A great story, really.  I think that is probably why I wanted more, needed more of the story.  Still a great diverse character and world compared to so many other YA.  Highly recommended.

Saturday, May 9, 2015

Review: The Hunted (The Living #2) by Matt De La Pena


First thanks to Edelweiss and Delacorte Press for allowing me to read an egalley of the sequel to The Living.  I read the first book as an egalley over a year ago, and then was lucky enough to get to meet the author and get an autographed copy of the first book.  Here I am at BEA last summer with the author.


Anyway, on with my review.  Now, of course if you haven't read the first book, I can't promise any spoilers for that book.  In fact I'll have to start out with that in my summary!

We're back with Shy, Carmen, Marcus, and Shoeshine.  Their boat has finally made it to the coast of California from the island where they almost died. They have run out of food and water, and are so glad to be back on land.  Until the get off the boat and are immediately met by one of the gangs that patrols its section.  They are told they must get out, even if they are not sick, no one is allowed in a different section.  So as they hurry out they end up in another section, and this time someone tries to burn them out of the trailer they find to spend the night in.  It turns out there is a biker gang that tries to kill them for entering their area.  But something strange happens. One guy stops when he gets a close up look at Shy's face.  He gives Shy an envelope and tells him to take his friends to the movie lot where it seems to be a kind of safe place.  Shy and his friends are still immune to the disease that has taken people out because of the vaccine they got back on the island.  Their goal, even with the safe place to stay, is to get the extra vials of the vaccine they have to scientists in Arizona.  Not only the vaccine though, they have proof of the pharmaceutical company that caused the disease in the first place, and they want to make sure they have to pay for it.  While at first they want to get to their families, when they see the devastation from the earthquake, tsunami, and the disease, they know they must first get the vaccines to those who can get it to save people left. 

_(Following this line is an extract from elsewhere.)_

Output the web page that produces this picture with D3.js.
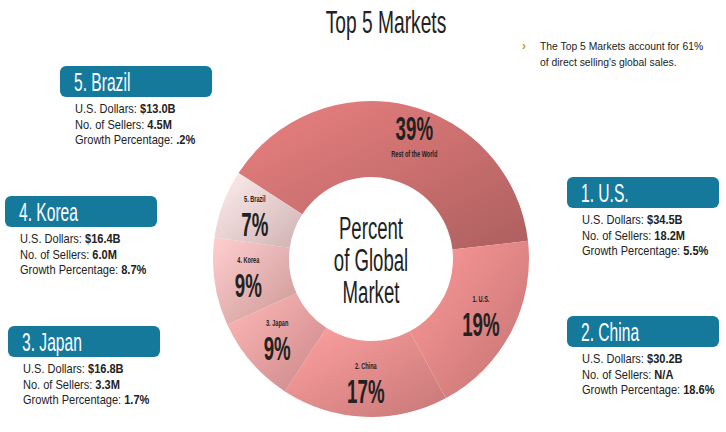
<!DOCTYPE html><html><head><meta charset="utf-8"><script src="https://cdn.jsdelivr.net/npm/d3@7"></script>
<style>body{margin:0;background:#fff}text{font-family:"Liberation Sans",sans-serif}</style></head><body>
<svg id="c" width="726" height="432"></svg>
<script>
const segments=["Rest of the World","1. U.S.","2. China","3. Japan","4. Korea","5. Brazil"];
const shares=[39,19,17,9,9,7];
const colors=["#cf7272","#e88888","#ee8e8e","#f2a2a2","#f4b6b6","#f8d3d3"];
const markets=["1. U.S.","2. China","3. Japan","4. Korea","5. Brazil"];
const dollars=["$34.5B","$30.2B","$16.8B","$16.4B","$13.0B"];
const sellers=["18.2M","N/A","3.3M","6.0M","4.5M"];
const growth=["5.5%","18.6%","1.7%","8.7%",".2%"];
const boxX=[567,567,8,5,60], boxY=[177,316,326,196,66];

const svg=d3.select("#c");
const defs=svg.append("defs");
function txt(parent,x,y,s,size,opts={}){
 return parent.append("text").attr("transform",`translate(${x},${y}) scale(${opts.sx||0.62},1)`)
  .attr("font-size",size).attr("fill",opts.fill||"#222").attr("text-anchor",opts.anchor||"start")
  .attr("font-weight",opts.bold?"bold":null).text(s);
}
txt(svg,386,33,"Top 5 Markets",32,{anchor:"middle",sx:0.6});
svg.append("text").attr("x",522).attr("y",50).attr("fill","#c9962a").attr("font-size",12).attr("font-weight","bold").text("›");
txt(svg,540,50,"The Top 5 Markets account for 61%",11.5,{sx:0.9});
txt(svg,540,66,"of direct selling's global sales.",11.5,{sx:0.9});

const cx=371,cy=259,R=158,r=82;
const pie=d3.pie().sort(null).startAngle(-57*Math.PI/180).endAngle(303*Math.PI/180);
const arcs=pie(shares);
const arc=d3.arc().innerRadius(r).outerRadius(R);
const g=svg.append("g").attr("transform",`translate(${cx},${cy})`);
colors.forEach((c,i)=>{
 const gr=defs.append("linearGradient").attr("id","g"+i).attr("x1","0").attr("y1","0").attr("x2","1").attr("y2","1");
 gr.append("stop").attr("offset","0").attr("stop-color",d3.color(c).brighter(0.35));
 gr.append("stop").attr("offset","1").attr("stop-color",d3.color(c).darker(0.5));
});
g.selectAll("path").data(arcs).join("path").attr("d",arc).attr("fill",(d,i)=>`url(#g${i})`);
const lab=d3.arc().innerRadius((r+R)/2+4).outerRadius((r+R)/2+4);
arcs.forEach((d,i)=>{
 const [x,y]=lab.centroid(d);
 if(i===0){
  txt(g,x+15,y+2,shares[i]+"%",34,{anchor:"middle",sx:0.55,bold:true});
  txt(g,x+15,y+19,segments[i],9,{anchor:"middle",bold:true,sx:0.62});
 } else {
  txt(g,x,y-14,segments[i],9,{anchor:"middle",bold:true,sx:0.62});
  txt(g,x,y+20,shares[i]+"%",34,{anchor:"middle",sx:0.55,bold:true});
 }
});
["Percent","of Global","Market"].forEach((s,i)=>txt(g,0,-20+i*32,s,31,{anchor:"middle",sx:0.6}));

markets.forEach((m,i)=>{
 const x=boxX[i],y=boxY[i];
 svg.append("rect").attr("x",x).attr("y",y).attr("width",152).attr("height",31).attr("rx",6).attr("fill","#15799c");
 txt(svg,x+14,y+25,m,26,{fill:"#fff",sx:0.6});
 [["U.S. Dollars: ",dollars[i]],["No. of Sellers: ",sellers[i]],["Growth Percentage: ",growth[i]]].forEach((p,j)=>{
  const t=svg.append("text").attr("transform",`translate(${x+15},${y+47+j*15.5}) scale(0.85,1)`).attr("font-size",13).attr("fill","#222");
  t.append("tspan").text(p[0]); t.append("tspan").attr("font-weight","bold").text(p[1]);
 });
});
</script></body></html>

Along the way Shy will run into his deadbeat dad, who will try to win his son back by being a better father, his way anyway.  People will get shot, Shoeshine and Marcus.  They will run into Addie, the daughter of the scientist from the company that caused the whole thing, and while she seems to be on her side, her dad will show up at one point and throw a bit of a wrench into their plans.  They will have to try to make it to Arizona while being tracked by helicopters, humvees, and other military/secret agent types of guys. They even have a guy on a motorcycle following them part of the way.  One of them won't make it till the end alive, and only two will make it to Arizona to pass on the vaccine.  Once there they hope to also be reunited with their families, or at least know what has happened.

I won't tell anymore.  Just that while it definitely had what could be an ending, I feel there could definitely be a sequel as I want to know what happened for sure to the person who didn't make it to the end.  And I want to know about the family members we don't know for sure about. 

Those of you who want more diverse characters, Matt de la Pena is one of the authors that does it very well.  His stories usually are more contemporary types of stories, and I loved the extra Sci-Fi and disaster parts of this story.